Thursday, May 04, 2006

Can there be a Decent Decentism?

Wandering off the reservation in line with the general project of "if it's Decent, it's ontopic"[1], here's a not at all bad article by Brian Brivati on the Guardian blog. It is notable in the annals of Decency in that a) it at least argues the case why the normal UN process can't suffice any more and b) it doesn't leap to the solution that what we need is a bloody big war. I don't agree with it at all, but it is much more serious than a lot of the stuff we have been getting of late.

[1] For front page posts that is; the policy on random acts of self-expression in the comments box is a little stricter, sorry Benjamin.

Tuesday, May 02, 2006

Iwaq

Just two quick points on today's before anyone else has a chance to Watch it.

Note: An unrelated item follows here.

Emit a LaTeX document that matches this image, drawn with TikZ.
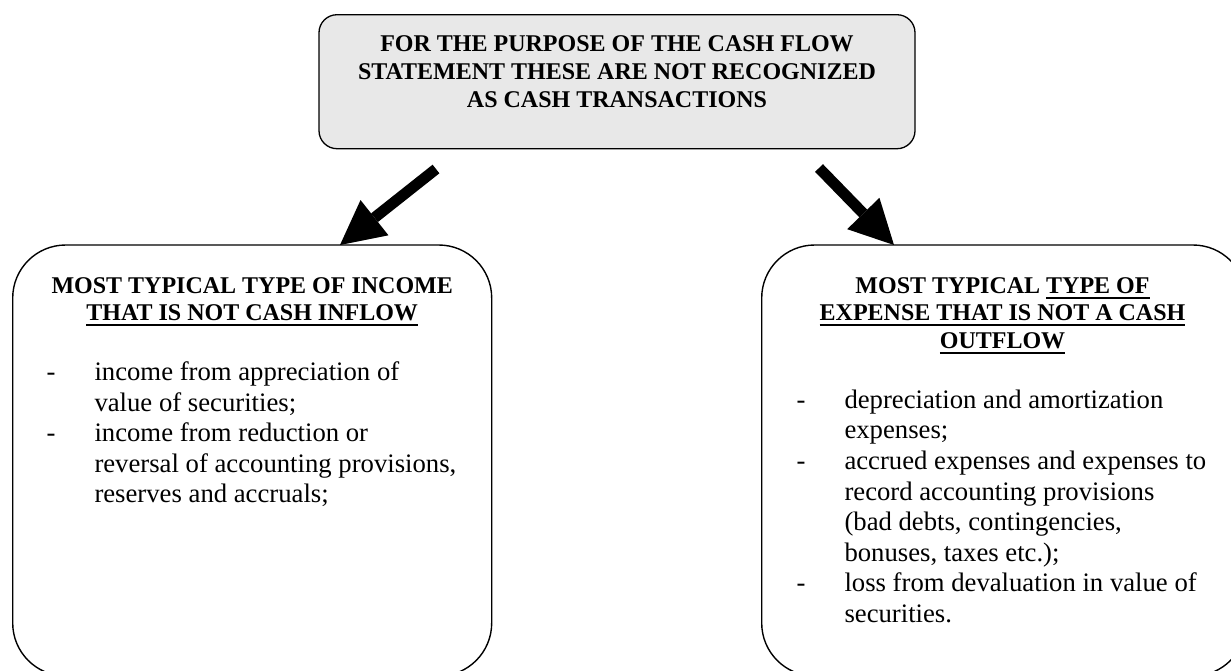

1. This sort of thing was sanctimonious horseshit when it was called "the bias against understanding" and was being churned out by the yard by Dave's mentor Brian Walden. It has not improved with age.

2. Get this:

Among other sex crimes alleged by The Mail on Sunday was that Mr Prescott had attended a memorial service with the Queen and “then went straight back to his grace-and-favour flat in Admiralty House and had sex”. Actually it’s hard to tell which part of this is supposed to be shocking — having sex shortly after seeing the Queen (some kind of obscure lèse-majesté), or having sex in a grace-and-favour flat (as opposed to a flat that you have paid for). Perhaps the author of this piece, the political editor of The MoS, Simon Walters, could advise our more anxious readers on the correct interval between sharing a space with Her Majesty and having an orgasm.


If I was Reg Keys, or any other relative of someone who had died in Iraq, I might find this in pretty poor taste, since the memorial service in question was the Iraq memorial, for casualties of the war in Iraq, a war which Dave supported loudly and vocally. The Iraq war appears to have been erased from Dave's column for quite some time now.